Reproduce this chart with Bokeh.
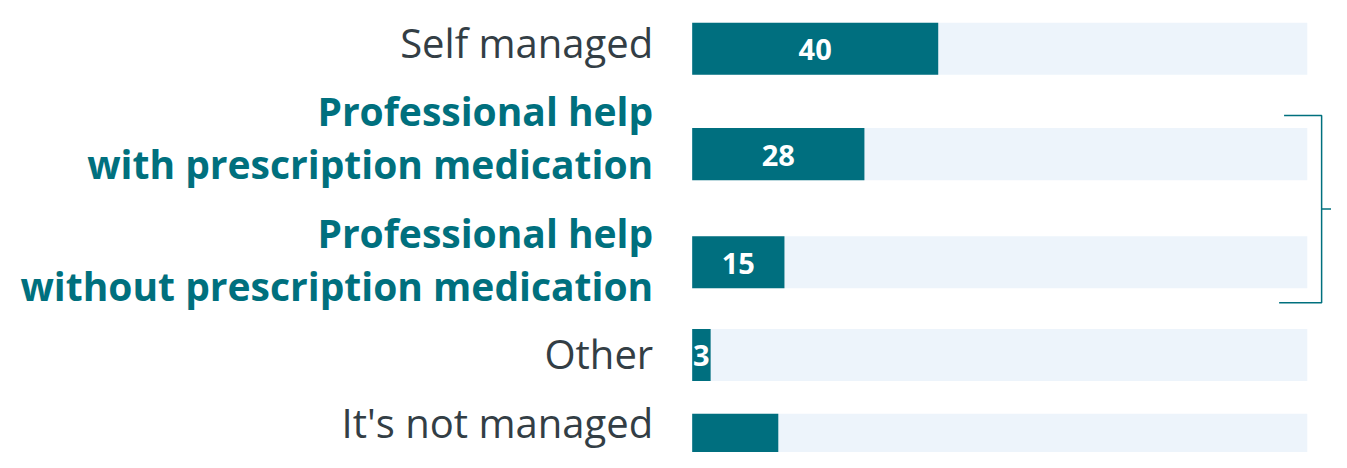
from bokeh.plotting import figure
from bokeh.models import Range1d, ColumnDataSource
from bokeh.core.properties import value
from bokeh.embed import file_html
from bokeh.resources import INLINE

# ---- data ----
categories = [
    ["Self managed"],
    ["Professional help", "with prescription medication"],
    ["Professional help", "without prescription medication"],
    ["Other"],
    ["It's not managed"],
]
values = [40, 28, 15, 3, 14]
value_labels = ["40", "28", "15", "3", ""]
highlighted = [False, True, True, False, False]
scale_max = 100

# ---- layout: design space of the 1347x468 reference view, mapped onto the figure ----
W, H = 1331, 452
REF_W, REF_H = 1347, 468
bar_x0 = 700            # reference x of value 0
px_per_unit = 6.225     # reference px per value unit
row_center = [50, 159, 271, 367, 455]
label_center = [44, 141, 268, 366, 437]
line_gap = 55
bar_h = 54

TEAL = "#006f7f"
TRACK = "#edf4fb"
DARK = "#333e45"
LABEL_TEAL = "#00707e"
FONT = "Open Sans"

x_start = -bar_x0 / px_per_unit
x_end = (REF_W - bar_x0) / px_per_unit


def rx(ref_x):
    return (ref_x - bar_x0) / px_per_unit


p = figure(width=W, height=H, output_backend="svg", toolbar_location=None,
           x_range=Range1d(x_start, x_end), y_range=Range1d(REF_H, 0),
           x_axis_location=None, y_axis_location=None, min_border=0)
p.grid.visible = False
p.outline_line_color = None
p.background_fill_color = "white"
p.border_fill_color = "white"

# tracks and bars
src = ColumnDataSource(dict(y=row_center, v=values, full=[scale_max] * len(values),
                            mid=[v / 2 for v in values], lab=value_labels))
p.hbar(y="y", left=0, right="full", height=bar_h, source=src, fill_color=TRACK, line_color=None)
p.hbar(y="y", left=0, right="v", height=bar_h, source=src, fill_color=TEAL, line_color=None)
p.text(x="mid", y="y", text="lab", source=src, text_align="center", text_baseline="middle",
       text_color="white", text_font=value(FONT), text_font_style="bold",
       text_font_size="29px", y_offset=1)

# category labels (one text per line)
lx, ly, lt, lc, lw, ls = [], [], [], [], [], []
for lines, c, hl in zip(categories, label_center, highlighted):
    n = len(lines)
    for i, line in enumerate(lines):
        lx.append(0)
        ly.append(c + (i - (n - 1) / 2) * line_gap)
        lt.append(line)
        lc.append(LABEL_TEAL if hl else DARK)
        lw.append("bold" if hl else "normal")
        ls.append("39px" if hl else "40px")
lsrc = ColumnDataSource(dict(x=lx, y=ly, t=lt, c=lc, w=lw, s=ls))
p.text(x="x", y="y", text="t", source=lsrc, text_align="right", text_baseline="middle",
       text_color="c", text_font=value(FONT), text_font_style="w",
       text_font_size="s", x_offset=-39)

# bracket grouping the professional-help rows
bx = rx(1337)
top = row_center[1] - 40
bot = row_center[2] + 42
midb = (top + bot) / 2
p.line([rx(1299), bx, bx, rx(1294)], [top, top, bot, bot], line_color=LABEL_TEAL, line_width=1.5)
p.line([bx, rx(1347)], [midb, midb], line_color=LABEL_TEAL, line_width=1.5)

open("out.html", "w").write(file_html(p, INLINE))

_ _ _

> [EXERCISE]:
Set down the complete material exactly, but do not include the images.

> [FULL SOLUTION]:
Reproduce this chart with Bokeh.
from bokeh.plotting import figure
from bokeh.models import Range1d, ColumnDataSource
from bokeh.core.properties import value
from bokeh.embed import file_html
from bokeh.resources import INLINE

# ---- data ----
categories = [
    ["Self managed"],
    ["Professional help", "with prescription medication"],
    ["Professional help", "without prescription medication"],
    ["Other"],
    ["It's not managed"],
]
values = [40, 28, 15, 3, 14]
value_labels = ["40", "28", "15", "3", ""]
highlighted = [False, True, True, False, False]
scale_max = 100

# ---- layout: design space of the 1347x468 reference view, mapped onto the figure ----
W, H = 1331, 452
REF_W, REF_H = 1347, 468
bar_x0 = 700            # reference x of value 0
px_per_unit = 6.225     # reference px per value unit
row_center = [50, 159, 271, 367, 455]
label_center = [44, 141, 268, 366, 437]
line_gap = 55
bar_h = 54

TEAL = "#006f7f"
TRACK = "#edf4fb"
DARK = "#333e45"
LABEL_TEAL = "#00707e"
FONT = "Open Sans"

x_start = -bar_x0 / px_per_unit
x_end = (REF_W - bar_x0) / px_per_unit


def rx(ref_x):
    return (ref_x - bar_x0) / px_per_unit


p = figure(width=W, height=H, output_backend="svg", toolbar_location=None,
           x_range=Range1d(x_start, x_end), y_range=Range1d(REF_H, 0),
           x_axis_location=None, y_axis_location=None, min_border=0)
p.grid.visible = False
p.outline_line_color = None
p.background_fill_color = "white"
p.border_fill_color = "white"

# tracks and bars
src = ColumnDataSource(dict(y=row_center, v=values, full=[scale_max] * len(values),
                            mid=[v / 2 for v in values], lab=value_labels))
p.hbar(y="y", left=0, right="full", height=bar_h, source=src, fill_color=TRACK, line_color=None)
p.hbar(y="y", left=0, right="v", height=bar_h, source=src, fill_color=TEAL, line_color=None)
p.text(x="mid", y="y", text="lab", source=src, text_align="center", text_baseline="middle",
       text_color="white", text_font=value(FONT), text_font_style="bold",
       text_font_size="29px", y_offset=1)

# category labels (one text per line)
lx, ly, lt, lc, lw, ls = [], [], [], [], [], []
for lines, c, hl in zip(categories, label_center, highlighted):
    n = len(lines)
    for i, line in enumerate(lines):
        lx.append(0)
        ly.append(c + (i - (n - 1) / 2) * line_gap)
        lt.append(line)
        lc.append(LABEL_TEAL if hl else DARK)
        lw.append("bold" if hl else "normal")
        ls.append("39px" if hl else "40px")
lsrc = ColumnDataSource(dict(x=lx, y=ly, t=lt, c=lc, w=lw, s=ls))
p.text(x="x", y="y", text="t", source=lsrc, text_align="right", text_baseline="middle",
       text_color="c", text_font=value(FONT), text_font_style="w",
       text_font_size="s", x_offset=-39)

# bracket grouping the professional-help rows
bx = rx(1337)
top = row_center[1] - 40
bot = row_center[2] + 42
midb = (top + bot) / 2
p.line([rx(1299), bx, bx, rx(1294)], [top, top, bot, bot], line_color=LABEL_TEAL, line_width=1.5)
p.line([bx, rx(1347)], [midb, midb], line_color=LABEL_TEAL, line_width=1.5)

open("out.html", "w").write(file_html(p, INLINE))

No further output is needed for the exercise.